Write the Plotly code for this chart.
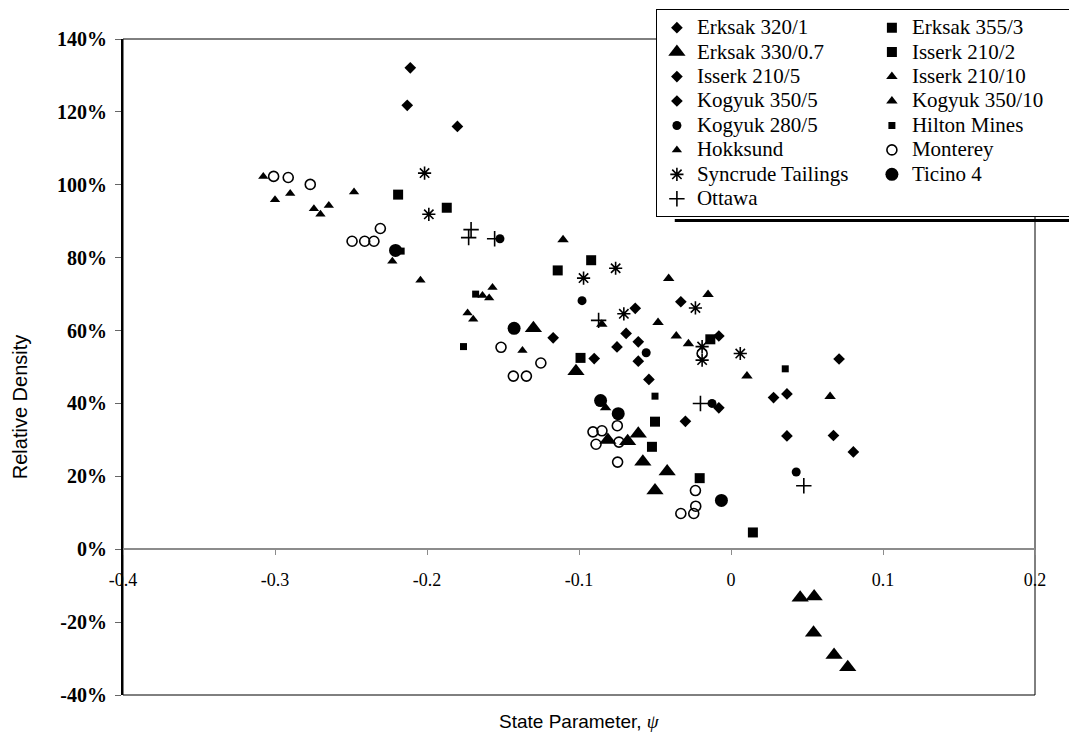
import plotly.graph_objects as go

# ---------------- data ----------------
erksak_320_1_x = [-0.211, -0.213, -0.180, -0.117, -0.090]
erksak_320_1_y = [132.1, 121.8, 116.0, 58.0, 52.3]

erksak_355_3_x = [-0.219, -0.187, -0.092, -0.114, -0.0136, -0.099]
erksak_355_3_y = [97.3, 93.7, 79.3, 76.5, 57.6, 52.5]

erksak_330_07_x = [-0.130, -0.102, -0.081, -0.068, -0.061, -0.058, -0.042, -0.050,
                   0.0455, 0.0547, 0.0543, 0.0678, 0.0768]
erksak_330_07_y = [60.6, 48.8, 30.0, 29.6, 31.7, 24.0, 21.3, 16.1,
                   -13.3, -13.0, -22.9, -29.0, -32.4]

isserk_210_2_x = [-0.050, -0.052, -0.0206, 0.0144]
isserk_210_2_y = [35.0, 28.1, 19.5, 4.6]

isserk_210_5_x = [-0.063, -0.069, -0.061, -0.075, -0.061, -0.054, -0.033, -0.008]
isserk_210_5_y = [66.1, 59.2, 56.9, 55.5, 51.6, 46.6, 67.9, 58.5]

isserk_210_10_x = [-0.1105, -0.085, -0.0825]
isserk_210_10_y = [84.9, 61.7, 38.8]

kogyuk_350_5_x = [-0.030, -0.008, 0.028, 0.0368, 0.0711, 0.0368, 0.0674, 0.0805]
kogyuk_350_5_y = [35.1, 38.8, 41.6, 42.6, 52.2, 31.1, 31.2, 26.7]

kogyuk_350_10_x = [-0.041, -0.0151, -0.048, -0.036, -0.028, 0.0105, 0.0652]
kogyuk_350_10_y = [74.3, 69.9, 62.2, 58.5, 56.4, 47.5, 41.9]

kogyuk_280_5_x = [-0.152, -0.098, -0.0558, -0.0125, 0.0429]
kogyuk_280_5_y = [85.2, 68.2, 53.9, 40.0, 21.2]

hilton_mines_x = [-0.217, -0.168, -0.176, -0.050, 0.0357]
hilton_mines_y = [81.8, 70.0, 55.6, 42.0, 49.5]

hokksund_x = [-0.3077, -0.300, -0.290, -0.248, -0.2744, -0.2701, -0.2646, -0.2228,
              -0.2043, -0.1733, -0.1696, -0.1635, -0.1569, -0.1591, -0.1372]
hokksund_y = [102.3, 95.9, 97.6, 98.0, 93.4, 91.9, 94.3, 79.0,
              73.8, 64.8, 63.1, 69.6, 71.8, 68.9, 54.5]

monterey_x = [-0.3009, -0.2913, -0.2768, -0.2493, -0.241, -0.2349, -0.2307, -0.1513,
              -0.1251, -0.1432, -0.1346, -0.0748, -0.0908, -0.0849, -0.0888, -0.0737,
              -0.0746, -0.0234, -0.0232, -0.0245, -0.033, -0.019]
monterey_y = [102.3, 102.0, 100.1, 84.5, 84.5, 84.5, 88.0, 55.4,
              51.1, 47.5, 47.5, 33.9, 32.2, 32.5, 28.8, 29.4,
              23.9, 16.1, 11.8, 9.8, 9.8, 53.7]

syncrude_x = [-0.2016, -0.1988, -0.097, -0.0759, -0.0705, -0.0234, -0.019, -0.019, 0.0061]
syncrude_y = [103.2, 91.9, 74.4, 77.1, 64.6, 66.2, 55.6, 51.9, 53.7]

ticino_4_x = [-0.2207, -0.1427, -0.0858, -0.0742, -0.0063]
ticino_4_y = [82.0, 60.6, 40.8, 37.2, 13.4]

ottawa_x = [-0.171, -0.1726, -0.1555, -0.0871, -0.0201, 0.0479]
ottawa_y = [87.7, 85.5, 85.2, 62.8, 40.0, 17.4]

x_tick_vals = [-0.4, -0.3, -0.2, -0.1, 0.0, 0.1, 0.2]
x_tick_text = ["-0.4", "-0.3", "-0.2", "-0.1", "0", "0.1", "0.2"]
y_tick_vals = [-40, -20, 0, 20, 40, 60, 80, 100, 120, 140]
y_tick_text = ["-40%", "-20%", "0%", "20%", "40%", "60%", "80%", "100%", "120%", "140%"]

# ---------------- series definitions (legend order, 2 columns) ----------------
series = [
    ("Erksak 320/1", erksak_320_1_x, erksak_320_1_y, "diamond", 9, False),
    ("Erksak 355/3", erksak_355_3_x, erksak_355_3_y, "square", 10, False),
    ("Erksak 330/0.7", erksak_330_07_x, erksak_330_07_y, "triangle-up", 15, False),
    ("Isserk 210/2", isserk_210_2_x, isserk_210_2_y, "square", 10, False),
    ("Isserk 210/5", isserk_210_5_x, isserk_210_5_y, "diamond", 9, False),
    ("Isserk 210/10", isserk_210_10_x, isserk_210_10_y, "triangle-up", 10, False),
    ("Kogyuk 350/5", kogyuk_350_5_x, kogyuk_350_5_y, "diamond", 9, False),
    ("Kogyuk 350/10", kogyuk_350_10_x, kogyuk_350_10_y, "triangle-up", 10, False),
    ("Kogyuk 280/5", kogyuk_280_5_x, kogyuk_280_5_y, "circle", 9, False),
    ("Hilton Mines", hilton_mines_x, hilton_mines_y, "square", 7, False),
    ("Hokksund", hokksund_x, hokksund_y, "triangle-up", 9, False),
    ("Monterey", monterey_x, monterey_y, "circle-open", 10, True),
    ("Syncrude Tailings", syncrude_x, syncrude_y, "asterisk-open", 11, True),
    ("Ticino 4", ticino_4_x, ticino_4_y, "circle", 13, False),
    ("Ottawa", ottawa_x, ottawa_y, "cross-thin-open", 11, True),
]

fig = go.Figure()
for name, xs, ys, sym, size, is_line in series:
    marker = dict(symbol=sym, size=size, color="black")
    if is_line:
        marker["line"] = dict(color="black", width=1.6)
    else:
        marker["line"] = dict(width=0)
    fig.add_trace(go.Scatter(
        x=xs, y=ys, mode="markers",
        name="<span style='font-size:21px'>" + name + "</span>",
        marker=marker, cliponaxis=False))

serif = "Liberation Serif, Times New Roman, serif"
sans = "Liberation Sans, Arial, sans-serif"

fig.update_layout(
    width=1077, height=738,
    margin=dict(l=115, r=50, t=31, b=51, autoexpand=False),
    paper_bgcolor="white", plot_bgcolor="white",
    showlegend=True,
    legend=dict(
        orientation="h", x=1.058, xanchor="right", y=0.728, yanchor="bottom",
        bgcolor="white", bordercolor="black", borderwidth=1,
        font=dict(family=serif, size=16.5, color="black"),
        entrywidth=170, itemwidth=30, tracegroupgap=0,
    ),
    xaxis=dict(
        range=[-0.4, 0.2], anchor="free", position=40 / 180,
        tickvals=x_tick_vals, ticktext=x_tick_text,
        showline=True, linecolor="#8c8c8c", linewidth=1.5,
        ticks="outside", ticklen=5, tickcolor="#8c8c8c", tickwidth=1,
        showgrid=False, zeroline=False, ticklabelstandoff=9,
        tickfont=dict(family=serif, size=18, color="black"),
    ),
    yaxis=dict(
        range=[-40, 140], tickvals=y_tick_vals, ticktext=y_tick_text,
        showline=True, linecolor="black", linewidth=2,
        ticks="outside", ticklen=6, tickcolor="#666", tickwidth=1,
        showgrid=False, zeroline=False, ticklabelstandoff=4,
        tickfont=dict(family=serif, size=20, color="black", weight="bold"),
    ),
    shapes=[
        dict(type="rect", xref="paper", yref="paper", x0=0, x1=1, y0=0, y1=1,
             line=dict(color="black", width=1), layer="below"),
        dict(type="line", xref="paper", yref="paper", x0=0.605, x1=1.06,
             y0=0.7235, y1=0.7235, line=dict(color="black", width=3), layer="above"),
    ],
    annotations=[
        dict(text="Relative Density", xref="paper", yref="paper",
             x=-0.112, y=0.44, xanchor="center", yanchor="middle", textangle=-90,
             showarrow=False, font=dict(family=sans, size=20, color="black")),
        dict(text="State Parameter, <i><span style='font-family:Liberation Serif'>ψ</span></i>",
             xref="paper", yref="paper", x=0.5, y=-0.04, xanchor="center", yanchor="middle",
             showarrow=False, font=dict(family=sans, size=19, color="black")),
    ],
)

fig.write_html("out.html")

Aim of the exercise:
Everything from the first line of the listing above through the line that contains "isserk_210_2_y = [35.0, 28.1, 19.5, 4.6]" is to be restated word for word, minus the pictures.

Answer to this task:
Write the Plotly code for this chart.
import plotly.graph_objects as go

# ---------------- data ----------------
erksak_320_1_x = [-0.211, -0.213, -0.180, -0.117, -0.090]
erksak_320_1_y = [132.1, 121.8, 116.0, 58.0, 52.3]

erksak_355_3_x = [-0.219, -0.187, -0.092, -0.114, -0.0136, -0.099]
erksak_355_3_y = [97.3, 93.7, 79.3, 76.5, 57.6, 52.5]

erksak_330_07_x = [-0.130, -0.102, -0.081, -0.068, -0.061, -0.058, -0.042, -0.050,
                   0.0455, 0.0547, 0.0543, 0.0678, 0.0768]
erksak_330_07_y = [60.6, 48.8, 30.0, 29.6, 31.7, 24.0, 21.3, 16.1,
                   -13.3, -13.0, -22.9, -29.0, -32.4]

isserk_210_2_x = [-0.050, -0.052, -0.0206, 0.0144]
isserk_210_2_y = [35.0, 28.1, 19.5, 4.6]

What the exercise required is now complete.